About 13% of adults in West Norfolk are recreational riders and 11% ride for transport (source: APS tables CW0401/CW0321). The main reasons given by King's Lynn cyclists were convenience, health and being faster than alternatives. (source: KLATS1)
Nationally, about 3% of workers commute by bike, with professional, elementary and process/plant/machine occupations more likely to cycle (source: census). 10% of people cycle recreationally at least once per month, and 7% cycle for utility purposes, with utility riders most likely to do less than 30 minutes riding in a day and recreational riders most likely to spend 1 to 2 hours (source: APS).
Where Can They Ride?
As of June 2015, we measured about 30km of main cycleways in the King's Lynn unparished area (King's Lynn, South Lynn, West Lynn), plus 2.5km in South Wootton and 6.3km alongside the A10. Of course, it's not all perfect, but the start of a cycleway network is there now.
For comparison, there's 22km of A roads in King's Lynn and another 2.2km in South Wootton, yet they cost us millions of pounds every year.
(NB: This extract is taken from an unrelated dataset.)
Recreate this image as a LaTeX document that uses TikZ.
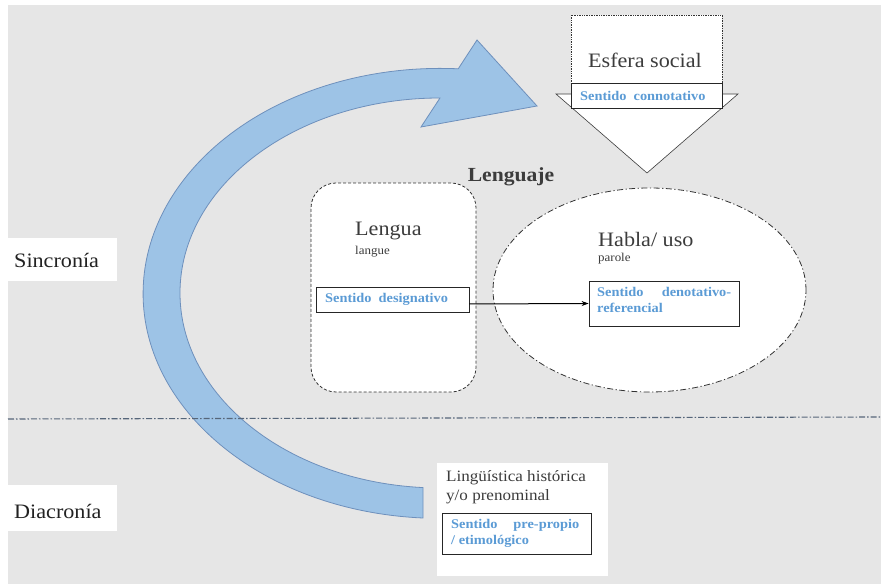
\documentclass[tikz,border=0pt]{standalone}
\usepackage{fontspec}
\setmainfont{Liberation Serif}[FakeStretch=1.08]
\usetikzlibrary{shapes.geometric,arrows.meta}
\definecolor{bg}{HTML}{E6E6E6}
\definecolor{txt}{HTML}{3C3C3C}
\definecolor{dark}{HTML}{222222}
\definecolor{blu}{HTML}{5B9BD5}
\definecolor{arrfill}{HTML}{9DC3E6}
\definecolor{arrline}{HTML}{6E90BC}
\definecolor{sepc}{HTML}{56667A}
\tikzset{
  bigtxt/.style={font=\fontsize{20.5}{24}\selectfont, text=txt, inner sep=0pt},
  smalltxt/.style={font=\fontsize{12}{14}\selectfont, text=txt, inner sep=0pt},
  sidetxt/.style={font=\fontsize{20.5}{24}\selectfont, text=dark, inner sep=0pt},
  bluetxt/.style={font=\bfseries\fontsize{13.3}{16}\selectfont, text=blu, inner sep=0pt, align=left},
  sbox/.style={draw=black!85, fill=white, line width=0.8pt, inner sep=0pt},
  whitebg/.style={fill=white, draw=none, inner sep=0pt},
}
\begin{document}
\begin{tikzpicture}[x=1pt,y=1pt]
\useasboundingbox (0,0) rectangle (881,584);
\fill[bg] (8,0) rectangle (881,579);

% side labels
\node[whitebg, minimum width=109, minimum height=43] (sinbox) at (62.5,324.5) {};
\node[sidetxt, anchor=west] (sincronia) at (14,324) {Sincronía};
\node[whitebg, minimum width=109, minimum height=46] (diabox) at (62.5,76) {};
\node[sidetxt, anchor=west] (diacronia) at (14,73) {Diacronía};

% curved arrow
\filldraw[fill=arrfill, draw=arrline, line width=0.8pt]
  (423,66) arc[start angle=266.7, end angle=86.5, x radius=297, y radius=225]
  -- (477,544) -- (537,478) -- (421,457) -- (440,486)
  arc[start angle=90, end angle=266.25, x radius=260, y radius=195] -- cycle;

% separator
\draw[sepc, line width=1.1pt, dash pattern=on 6pt off 2pt on 1.5pt off 2pt] (8,165) -- (881,167);

% Esfera social block arrow
\fill[white] (571,569) -- (571,490) -- (556,490) -- (647,411) -- (738,490) -- (722,490) -- (722,569) -- cycle;
\draw[densely dotted, line width=0.7pt, black!80] (571,490) -- (571,569) -- (722,569) -- (722,490);
\draw[line width=0.6pt, txt] (571,490) -- (556,490) -- (647,411) -- (738,490) -- (722,490);
\node[sbox, minimum width=151, minimum height=25] (conn) at (646.5,488.5) {};
\node[bluetxt, anchor=west] (conntxt) at (580,488) {Sentido\ \ connotativo};
\node[bigtxt] (esfera) at (645,524) {Esfera social};

% Lenguaje
\node[font=\bfseries\fontsize{20}{24}\selectfont, text=txt, inner sep=0pt] (lenguaje) at (511,407) {Lenguaje};

% Lengua box
\node[draw=black!80, dash pattern=on 3pt off 2pt, fill=white, rounded corners=25pt,
      minimum width=165, minimum height=209, line width=0.8pt] (lengua) at (393.5,296.5) {};
\node[bigtxt, anchor=west] (lenguatxt) at (355,353) {Lengua};
\node[smalltxt, anchor=west] (langue) at (355,332) {langue};
\node[sbox, minimum width=153, minimum height=25] (desig) at (392.5,284.5) {};
\node[bluetxt, anchor=west] (desigtxt) at (325,285) {Sentido\ \ designativo};

% Habla ellipse
\node[draw=black!80, ellipse, fill=white, minimum width=313, minimum height=204, line width=0.8pt,
      dash pattern=on 6pt off 2.5pt on 1.2pt off 2.5pt] (habla) at (649.5,294) {};
\node[bigtxt, anchor=west] (hablatxt) at (598,345) {Habla/ uso};
\node[smalltxt, anchor=west] (parole) at (598,325) {parole};
\node[sbox, minimum width=150, minimum height=45] (denot) at (664,280.5) {};
\node[bluetxt, anchor=north west] (denottxt) at (597,297) {\parbox{134pt}{Sentido\hfill denotativo-\\referencial}};

% connector
\draw[-{Stealth[length=7pt,width=5pt]}, line width=1pt, black] ([yshift=-4.5pt]desig.east) -- (denot.west);

% Linguistica historica
\node[whitebg, minimum width=171, minimum height=113] (histbox) at (522.5,64.5) {};
\node[font=\fontsize{15.8}{19}\selectfont, text=txt, inner sep=0pt, anchor=north west, align=left] (histtxt) at (446,114) {Lingüística histórica\\y/o prenominal};
\node[sbox, minimum width=149, minimum height=41] (prep) at (516.5,50.5) {};
\node[bluetxt, anchor=north west] (preptxt) at (451,65) {\parbox{128pt}{Sentido\hfill pre-propio\\/ etimológico}};
\end{tikzpicture}
\end{document}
In 2015/16's county council transport budget of about £94m, cycling appears to get only £1.38m shared with walking across all of Norfolk. Much of the cycling bit will be Norwich's Pink Pedalways programme (which is £5.5m over the 3 years to September 2015 = £917,000ish for April-September 2015). Shouldn't King's Lynn's 30+km of cycleways get a fairer share of the county highways budget? And what about Downham Market, Hunstanton, ...?
Why Don't More Ride?
In King's Lynn in 2007, 35% of those surveyed said they had no interest, 20% of people preferred to walk, 14% did not have access to a bicycle, 14% considered the roads too busy (interestingly, only 3% said they feared injury), 12% found the weather offputting and 8% wanted more information on facilities such as routes and parking. The most-requested improvements were to lighting (43%), routes/signs (22%), parking and maintenance (both 12%). (Source: KLATS1)
Nationally, 39% of people answering a 2010 survey by Mintel said the roads were too dangerous, with women over 45 being most likely to be put off by that. 24% said they would ride more if there were more bike lanes and 14% would if there were cycle facilities at work.
There is a map of car ownership/access produced by merging the National Travel Survey and Census Wards. The King's Lynn town centre ward (St Margarets with St Nicholas) has the lowest car ownership at 48% car-free.
A summary of current road casualties for Norfolk (with an emphasis on children) is at Travel Independent, and you can click through for other counties.